======== SUPPLIED DATA ========

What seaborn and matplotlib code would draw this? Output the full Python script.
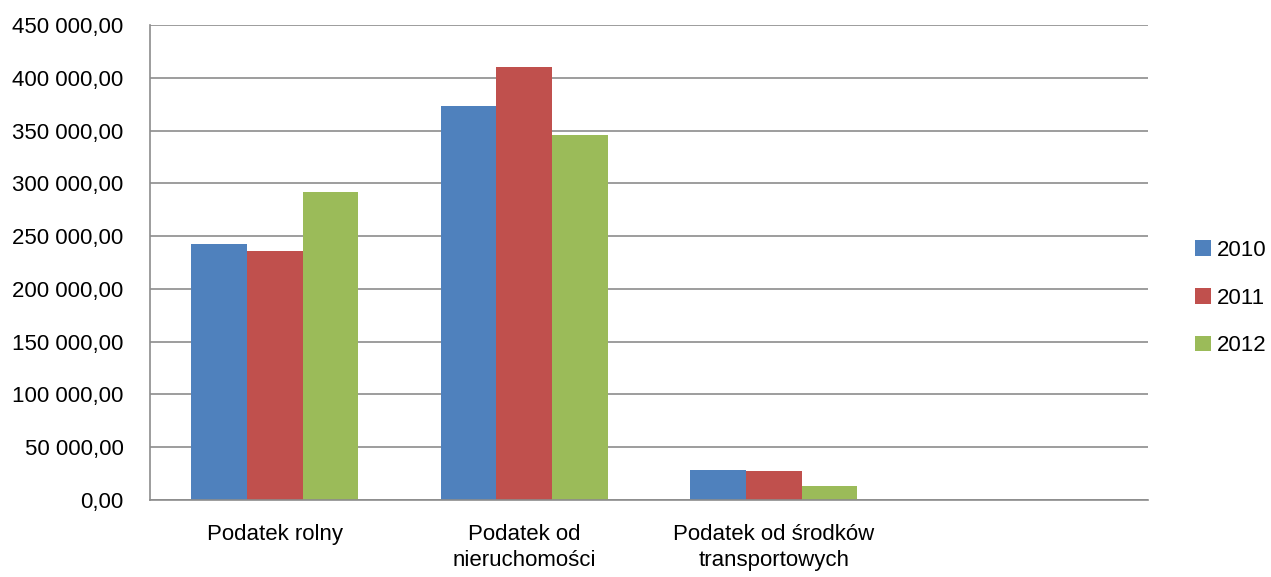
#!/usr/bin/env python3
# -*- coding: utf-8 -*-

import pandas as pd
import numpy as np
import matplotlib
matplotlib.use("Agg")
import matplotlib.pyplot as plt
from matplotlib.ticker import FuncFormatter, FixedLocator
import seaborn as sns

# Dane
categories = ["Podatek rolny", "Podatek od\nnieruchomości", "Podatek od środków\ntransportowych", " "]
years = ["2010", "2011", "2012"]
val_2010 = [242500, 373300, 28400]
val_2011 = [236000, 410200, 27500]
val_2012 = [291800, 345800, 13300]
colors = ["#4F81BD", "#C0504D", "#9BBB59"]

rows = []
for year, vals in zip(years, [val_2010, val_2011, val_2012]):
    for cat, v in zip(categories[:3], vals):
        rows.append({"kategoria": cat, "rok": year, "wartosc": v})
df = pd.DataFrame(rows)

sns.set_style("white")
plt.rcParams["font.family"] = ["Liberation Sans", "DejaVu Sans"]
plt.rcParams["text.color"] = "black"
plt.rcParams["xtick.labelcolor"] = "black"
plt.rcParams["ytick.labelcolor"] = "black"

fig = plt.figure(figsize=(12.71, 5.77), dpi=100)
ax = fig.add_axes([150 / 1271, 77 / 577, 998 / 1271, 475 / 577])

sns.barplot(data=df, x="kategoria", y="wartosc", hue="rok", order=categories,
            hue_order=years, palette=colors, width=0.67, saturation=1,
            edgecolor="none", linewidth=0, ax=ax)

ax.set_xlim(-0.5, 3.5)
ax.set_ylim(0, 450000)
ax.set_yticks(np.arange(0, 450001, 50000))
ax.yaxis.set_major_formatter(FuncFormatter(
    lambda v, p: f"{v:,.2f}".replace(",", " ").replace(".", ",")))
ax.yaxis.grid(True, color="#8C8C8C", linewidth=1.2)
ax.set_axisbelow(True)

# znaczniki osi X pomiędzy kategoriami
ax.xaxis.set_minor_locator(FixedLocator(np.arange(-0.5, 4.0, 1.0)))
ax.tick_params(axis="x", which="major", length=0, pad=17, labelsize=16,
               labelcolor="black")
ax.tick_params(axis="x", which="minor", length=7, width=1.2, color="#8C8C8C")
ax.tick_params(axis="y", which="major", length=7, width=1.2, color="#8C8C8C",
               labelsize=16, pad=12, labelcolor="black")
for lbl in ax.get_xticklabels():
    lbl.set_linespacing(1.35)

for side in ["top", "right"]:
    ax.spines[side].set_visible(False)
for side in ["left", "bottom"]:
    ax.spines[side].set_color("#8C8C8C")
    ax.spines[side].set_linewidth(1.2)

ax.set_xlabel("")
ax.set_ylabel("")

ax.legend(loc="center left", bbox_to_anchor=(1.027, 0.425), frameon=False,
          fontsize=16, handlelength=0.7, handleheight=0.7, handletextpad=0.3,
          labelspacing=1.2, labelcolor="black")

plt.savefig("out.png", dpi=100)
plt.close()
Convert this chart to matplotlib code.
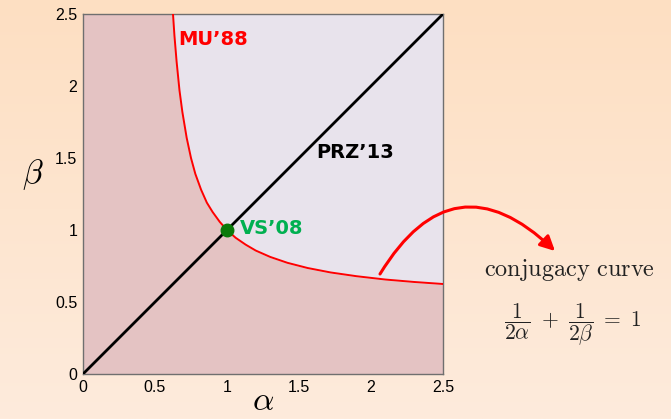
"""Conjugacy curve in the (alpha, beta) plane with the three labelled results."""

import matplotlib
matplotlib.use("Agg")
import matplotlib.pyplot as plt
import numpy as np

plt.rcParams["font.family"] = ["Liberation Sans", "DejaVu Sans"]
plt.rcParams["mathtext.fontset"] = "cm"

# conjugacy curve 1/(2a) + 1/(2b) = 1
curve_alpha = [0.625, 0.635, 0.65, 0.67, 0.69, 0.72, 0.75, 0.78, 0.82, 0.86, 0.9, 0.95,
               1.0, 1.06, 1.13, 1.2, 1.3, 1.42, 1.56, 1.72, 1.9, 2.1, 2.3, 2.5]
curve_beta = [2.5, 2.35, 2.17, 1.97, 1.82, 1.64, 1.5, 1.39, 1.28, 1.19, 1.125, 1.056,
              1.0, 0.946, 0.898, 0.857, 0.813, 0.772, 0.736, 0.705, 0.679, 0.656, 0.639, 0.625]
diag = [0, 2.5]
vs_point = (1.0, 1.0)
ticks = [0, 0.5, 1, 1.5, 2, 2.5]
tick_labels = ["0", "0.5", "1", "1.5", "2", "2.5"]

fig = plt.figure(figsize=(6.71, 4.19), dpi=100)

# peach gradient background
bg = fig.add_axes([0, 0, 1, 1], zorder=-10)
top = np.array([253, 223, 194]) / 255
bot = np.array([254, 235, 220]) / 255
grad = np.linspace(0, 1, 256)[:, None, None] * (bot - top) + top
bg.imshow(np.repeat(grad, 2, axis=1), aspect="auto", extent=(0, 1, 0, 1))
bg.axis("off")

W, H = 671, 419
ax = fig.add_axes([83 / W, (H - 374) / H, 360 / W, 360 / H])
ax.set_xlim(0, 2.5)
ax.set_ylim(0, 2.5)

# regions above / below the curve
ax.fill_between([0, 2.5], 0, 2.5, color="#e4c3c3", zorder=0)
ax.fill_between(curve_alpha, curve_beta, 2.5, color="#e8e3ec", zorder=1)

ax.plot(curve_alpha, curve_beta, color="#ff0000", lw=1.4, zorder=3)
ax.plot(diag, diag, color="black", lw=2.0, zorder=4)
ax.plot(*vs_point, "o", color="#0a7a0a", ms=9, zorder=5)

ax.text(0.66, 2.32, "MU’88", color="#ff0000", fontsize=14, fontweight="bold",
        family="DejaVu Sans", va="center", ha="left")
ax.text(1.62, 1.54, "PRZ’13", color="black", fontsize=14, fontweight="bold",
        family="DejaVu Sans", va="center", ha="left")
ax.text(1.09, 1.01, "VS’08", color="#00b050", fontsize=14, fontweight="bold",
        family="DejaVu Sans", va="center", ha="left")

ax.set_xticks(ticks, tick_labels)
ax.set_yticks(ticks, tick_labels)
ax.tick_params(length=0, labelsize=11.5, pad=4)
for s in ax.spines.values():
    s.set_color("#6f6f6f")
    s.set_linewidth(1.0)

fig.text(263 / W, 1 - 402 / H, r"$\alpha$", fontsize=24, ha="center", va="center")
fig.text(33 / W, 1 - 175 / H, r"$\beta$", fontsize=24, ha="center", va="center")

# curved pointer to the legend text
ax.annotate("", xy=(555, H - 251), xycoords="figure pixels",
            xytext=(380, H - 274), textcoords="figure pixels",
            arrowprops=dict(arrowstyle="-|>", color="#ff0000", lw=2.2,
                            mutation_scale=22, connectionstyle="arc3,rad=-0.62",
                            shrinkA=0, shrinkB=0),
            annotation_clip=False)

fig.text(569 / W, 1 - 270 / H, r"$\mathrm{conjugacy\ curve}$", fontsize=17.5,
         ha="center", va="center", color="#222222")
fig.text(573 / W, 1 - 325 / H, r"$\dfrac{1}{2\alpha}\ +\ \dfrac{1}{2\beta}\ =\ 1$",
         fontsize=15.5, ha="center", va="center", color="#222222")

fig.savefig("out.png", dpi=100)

========

DIRECTIVE: Only lines belong in the copy: transcribe those from the start of the data through the line that contains "# -*- coding: utf-8", and skip the pictures.

OUTPUT OF THE EXERCISE:
What seaborn and matplotlib code would draw this? Output the full Python script.
#!/usr/bin/env python3
# -*- coding: utf-8 -*-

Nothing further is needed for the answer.